If you’ve ever sent a manuscript off for feedback or submitted a piece for publication, you might be familiar with the six stages of external radio silence.
- Elation that you’ve actually finished something and sent it out.
- Doubt that you made the right choice.
- Pleading that someone get back to you with an answer—any answer—as long as it doesn’t break your heart.
- Fear that the delay means your manuscript is the pits. You actually pray that it’s rejected.
- Either jubilation that your work was accepted, or despair that it didn’t work out, and maybe it never will.
- Acceptance of the outcome. If the feedback was helpful or your piece was published, you celebrate. If not, you dust your manuscript off, make any necessary changes, and send it out again, because real writers write. They also send off their work.
Life in submission purgatory is messy.
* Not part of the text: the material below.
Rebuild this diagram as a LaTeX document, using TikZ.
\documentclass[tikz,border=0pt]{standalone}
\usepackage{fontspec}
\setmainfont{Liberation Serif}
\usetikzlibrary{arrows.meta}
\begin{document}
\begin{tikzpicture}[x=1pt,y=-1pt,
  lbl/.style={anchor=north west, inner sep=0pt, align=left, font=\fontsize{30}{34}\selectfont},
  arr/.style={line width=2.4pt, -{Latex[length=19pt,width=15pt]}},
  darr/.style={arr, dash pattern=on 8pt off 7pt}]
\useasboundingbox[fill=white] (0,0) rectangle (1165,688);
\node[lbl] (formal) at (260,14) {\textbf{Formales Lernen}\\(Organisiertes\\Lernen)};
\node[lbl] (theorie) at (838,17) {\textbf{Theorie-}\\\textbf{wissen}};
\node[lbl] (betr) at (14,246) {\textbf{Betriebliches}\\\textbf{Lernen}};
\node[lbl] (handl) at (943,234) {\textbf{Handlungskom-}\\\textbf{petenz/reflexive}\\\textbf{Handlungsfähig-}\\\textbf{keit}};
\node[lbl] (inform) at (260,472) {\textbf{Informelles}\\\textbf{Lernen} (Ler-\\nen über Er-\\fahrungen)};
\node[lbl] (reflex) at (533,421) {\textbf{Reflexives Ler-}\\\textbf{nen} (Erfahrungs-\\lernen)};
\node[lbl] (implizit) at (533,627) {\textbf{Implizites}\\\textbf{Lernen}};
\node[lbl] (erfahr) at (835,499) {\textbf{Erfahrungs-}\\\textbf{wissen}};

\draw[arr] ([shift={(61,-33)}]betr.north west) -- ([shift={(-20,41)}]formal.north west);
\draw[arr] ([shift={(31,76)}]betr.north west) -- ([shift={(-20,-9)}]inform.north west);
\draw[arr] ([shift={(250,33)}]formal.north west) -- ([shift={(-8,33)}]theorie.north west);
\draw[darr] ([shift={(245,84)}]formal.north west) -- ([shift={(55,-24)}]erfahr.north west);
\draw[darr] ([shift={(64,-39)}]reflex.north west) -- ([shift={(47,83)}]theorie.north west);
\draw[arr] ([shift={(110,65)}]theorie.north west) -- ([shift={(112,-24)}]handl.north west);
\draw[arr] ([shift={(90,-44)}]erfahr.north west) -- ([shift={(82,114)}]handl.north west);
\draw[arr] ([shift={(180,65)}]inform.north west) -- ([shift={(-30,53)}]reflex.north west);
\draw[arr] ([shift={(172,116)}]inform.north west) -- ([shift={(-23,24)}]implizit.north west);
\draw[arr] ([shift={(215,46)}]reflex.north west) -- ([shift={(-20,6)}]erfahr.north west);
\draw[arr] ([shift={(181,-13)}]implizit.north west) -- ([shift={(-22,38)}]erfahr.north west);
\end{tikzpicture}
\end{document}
We can forget that while rejections might signal a need for more revision, they’re not condemnations of us or our work. Sometimes, the problem is simply a matter of fit.
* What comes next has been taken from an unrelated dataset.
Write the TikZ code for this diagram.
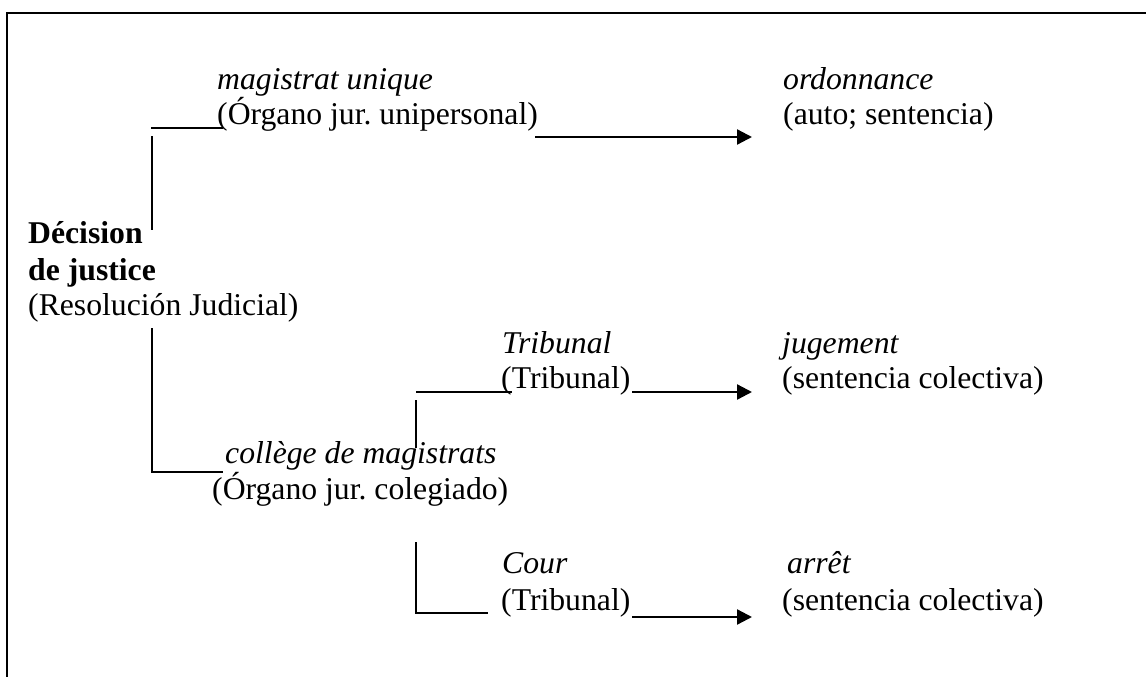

For example, my essay “Half-Life” was rejected twenty-five times over the course of two years before it was picked up by Kenyon Review Online. I knew it was a good piece, so every five rejections, I sent it off for a critique, revised it, then sent it back out.
I’m not the only writer who’s survived external radio silence.
I met Margaret Lee at the 2019 Writer’s Hotel Conference while we attended a workshop with New York Times bestselling author Meghan Daum. During the summer of 2020, Margaret finished the agent-ready draft of her memoir Starry Field, and then began the querying process. In early 2021, she finally snagged an agent.
Here’s what Margaret had to say:
“As Tom Petty once sang, ‘the waiting is the hardest part.’ That was so true for me. It was excruciating, especially since I had to wait so long for responses.”
Like Margaret, many of you talked about the bad neighborhoods that form in your heads when the silence gets uncomfortable.
There are a number of things you can do to address this discomfort.
Gather your wagons: Before you submit your work for feedback or publication, identify and touch base with the cheerleaders who love you no matter what. Your list should include fellow writers, friends, family members, and even pets.
Katherine Herndon, Executive Director of James River Writers, is a huge proponent of finding and leaning on your writing friends.
“You need to be around people who understand the little wins (“I got a nice rejection”) and the frustrations (“an agent who has my full manuscript just announced on Twitter that she’s quitting agenting.”)—this is particularly important for the frustrations that would make you look bad if you actually posted them on Twitter.”
Remember your intention (or form one): A good story can enlighten, comfort, and help heal our deepest wounds. When the silence turns your mind into a bad neighborhood, write about how your project serves other people. Use that vision to bolster your faith. While you continue to wait, make a small contribution to the group who would benefit most from your story. You could make a donation to a nonprofit, volunteer for an organization, or write an essay that highlights the needs of this community.
Start something new: Instead of waiting desperately to hear from “the one,” working on a new project reminds you that you’ve got other options.
Enjoy life: Poet Frank Bidart said we should all spend time making art and then live life. If you’re not quite ready to start a new project, enjoy the life you have. Bake a pie, paint a picture, walk barefoot on the grass. Stroll by the river and find the perfect stone. Once you’re vaccinated, eat dinner with friends, go on a vacation, and find every opportunity to appreciate the world you might not have seen during the past twelve months.
Remember, it’s not always about you. Margaret has one last bit of advice for those of us mired in the silence. “Keep sending out your work. Finding an agent depends on a lot of things that don’t include the quality of your writing: timing, workload, life events (pregnancy, new baby, sick family member), etc. Don’t be afraid to query more.”
Her advice reminds me of something my mentor Sharon Harrigan once said. “After one hundred rejections, things begin to pick up.” You might be thinking, one hundred rejections! Really? But she was absolutely right. Things picked up after I reached one hundred rejections. To earn those rejections, I had to keep sending my work out.
If you’re navigating the silence, know you’re not alone.
I’m with you on this journey.
Let’s be each other’s cheerleaders because our stories are our gifts.
Enjoy the life you have and keep writing on.